Gupta has expressed an intent to buy Port Talbot, Britain’s biggest steelworks
At 44, Liberty House owner Sanjeev Gupta is making headlines for going against the trend of bringing the curtains down on the British steel industry.
Last week, Tata Steel finally gave up on the UK units that came with the Corus acquisition in 2007, and said all options, including a potential divestment, were being weighed. The move has put 15,000 jobs at risk. The Indian steel major, however, is no oddball here; British steel industry is just a shade of what it used to be in its heydays in the 1970s when it was a steel-making superpower.
In October, Thailand’s SSI-owned Redcar steelworks decided to close down its UK units; the move affected some 2,000 jobs. Later that month, Caparo Industries filed for administration, threatening 1,700 jobs. But Sanjeev Gupta has stepped onto the scene as Britain’s white knight.
In November, hundreds of Caparo’s jobs were saved as Gupta bought Caparo Tubular Solutions, the core business of Caparo Industries. And that’s just one of the many deals he has struck in recent months to save British steel companies.
Liberty House reopened a steel mill in Newport, in south Wales, last year after working on it for two years. Gupta has also bought two mills in Scotland that belonged to Tata Steel. But the big rescue is still in the making.
Gupta has expressed an intent to buy Port Talbot, Britain’s biggest steelworks. Though Liberty House is said to be approaching a turnover of $5 billion, according to its website, the Port Talbot deal, if it materialises, would certainly be an ambitious one.

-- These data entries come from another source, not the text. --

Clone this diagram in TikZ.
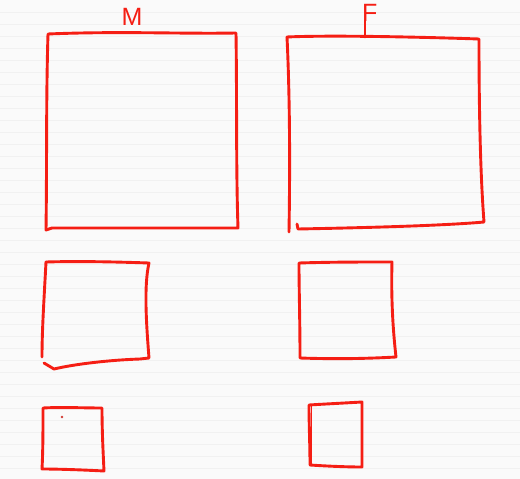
\documentclass[tikz,border=0pt]{standalone}
\usepackage{fontspec}
\setmainfont{Liberation Sans}
\begin{document}
\begin{tikzpicture}[x=1pt,y=-1pt,
  pen/.style={draw=inkred,line width=2.9pt,line cap=round,line join=round},
  lbl/.style={text=inkred,font=\fontsize{25}{25}\selectfont,inner sep=0pt}]
\definecolor{inkred}{RGB}{245,30,20}
\definecolor{paper}{RGB}{250,250,250}
\definecolor{rule}{RGB}{241,241,241}
\fill[paper] (0,0) rectangle (520,479);
\useasboundingbox (0,0) rectangle (520,479);
% faint ruled lines of the background
\foreach \yy in {12,24,...,476}{
  \draw[rule,line width=0.8pt] (0,\yy) -- (520,\yy);
}
% labels
\node[lbl,anchor=south] (mlabel) at (132,26) {M};
\node[lbl,anchor=south west] (flabel) at (362,21.5) {F};
\coordinate (fstem) at (365,21);
% large M box
\draw[pen] (48,34) .. controls (120,31) and (180,34) .. (236,33)
  .. controls (237,100) and (236,170) .. (238,228)
  -- (52,228) -- (46,230)
  .. controls (47,160) and (46,100) .. (48,34);
% large F box
\draw[pen] (fstem) -- (365,37);
\draw[pen] (287,37) .. controls (330,35) and (420,37) .. (479,39)
  .. controls (479,100) and (480,170) .. (484,222)
  .. controls (440,226) and (350,228) .. (298,229) -- (297,224);
\draw[pen] (287,37) .. controls (290,100) and (290,170) .. (289,232);
% medium M box
\draw[pen] (46,262) .. controls (80,261) and (120,262) .. (149,263)
  .. controls (144,285) and (146,320) .. (149,358)
  -- (140,359) .. controls (110,360) and (75,364) .. (54,369) -- (44,363);
\draw[pen] (46,262) .. controls (44,300) and (42,330) .. (42,357);
% medium F box
\draw[pen] (299,263) .. controls (330,262) and (360,262) .. (392,262)
  .. controls (391,300) and (393,330) .. (396,357)
  .. controls (360,359) and (330,359) .. (300,358)
  .. controls (300,320) and (299,290) .. (299,263);
% small M box
\draw[pen] (43,408) .. controls (60,407) and (85,408) .. (102,408)
  .. controls (102,430) and (103,450) .. (104,471)
  .. controls (85,470) and (60,469) .. (42,469)
  .. controls (43,450) and (43,430) .. (43,408);
\fill[inkred!70!gray] (62,417) circle (1.4pt);
% small F box
\draw[pen] (309,405) .. controls (325,404) and (345,403) .. (362,402)
  .. controls (362,425) and (362,445) .. (362,467)
  .. controls (345,467) and (325,466) .. (310,465)
  .. controls (310,445) and (309,425) .. (309,405);
\draw[pen,line width=1.8pt] (311.5,406) -- (311.5,464);
\end{tikzpicture}
\end{document}
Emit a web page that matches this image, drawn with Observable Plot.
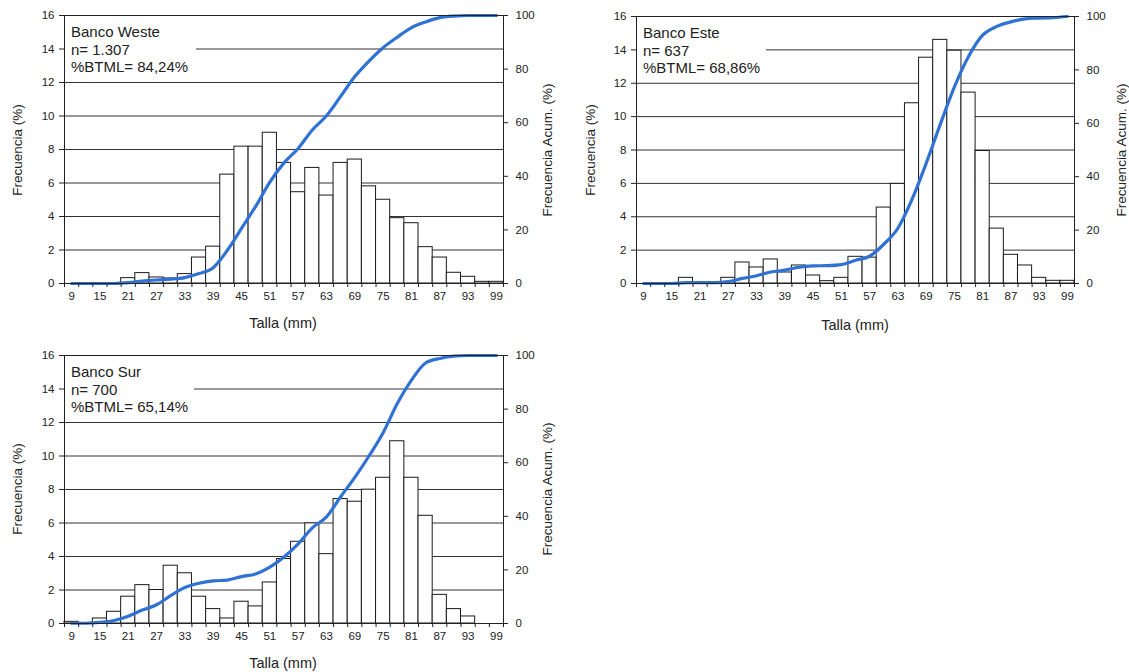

The curious thing is that Gupta believes it’s possible to turn around the plant without any job losses. The strategy is to overhaul the steel-making process from an expensive blast furnace technology to the electric arc furnace route using scrap as raw material. This is baffling as electric arc furnace happens to be energy intensive.
Experts are raising questions about the feasibility of such a technology switch as also the financial muscle to pull through the acquisition, but Gupta, it appears, is willing to put in money and time to make it happen.
Those who know Gupta credit him for walking the talk. After all, when it comes to business, Gupta is no greenhorn. He comes from a successful business family that once owned Victor Cycles in Punjab.
In 1995, Gupta graduated from the University of Cambridge and it was during these years that he started his business from a student apartment. After trading various commodities in markets across Asia, Europe and Africa, his focus turned to growing the trade in steel, metals and raw materials from 2000 onwards.
Today, Liberty House operates from four financial hubs — London, Dubai, Singapore and Hong Kong— and has interests in a wide range of strategic assets in Asia, Africa and the UK. It employs 2,000 people globally and the steel-making capacity in the group is in excess of three million tonnes.
The achievements sit lightly on his shoulders, says an Indian steel producer. But the bid to acquire Port Talbot would probably go down as the biggest contrarian bet in recent times.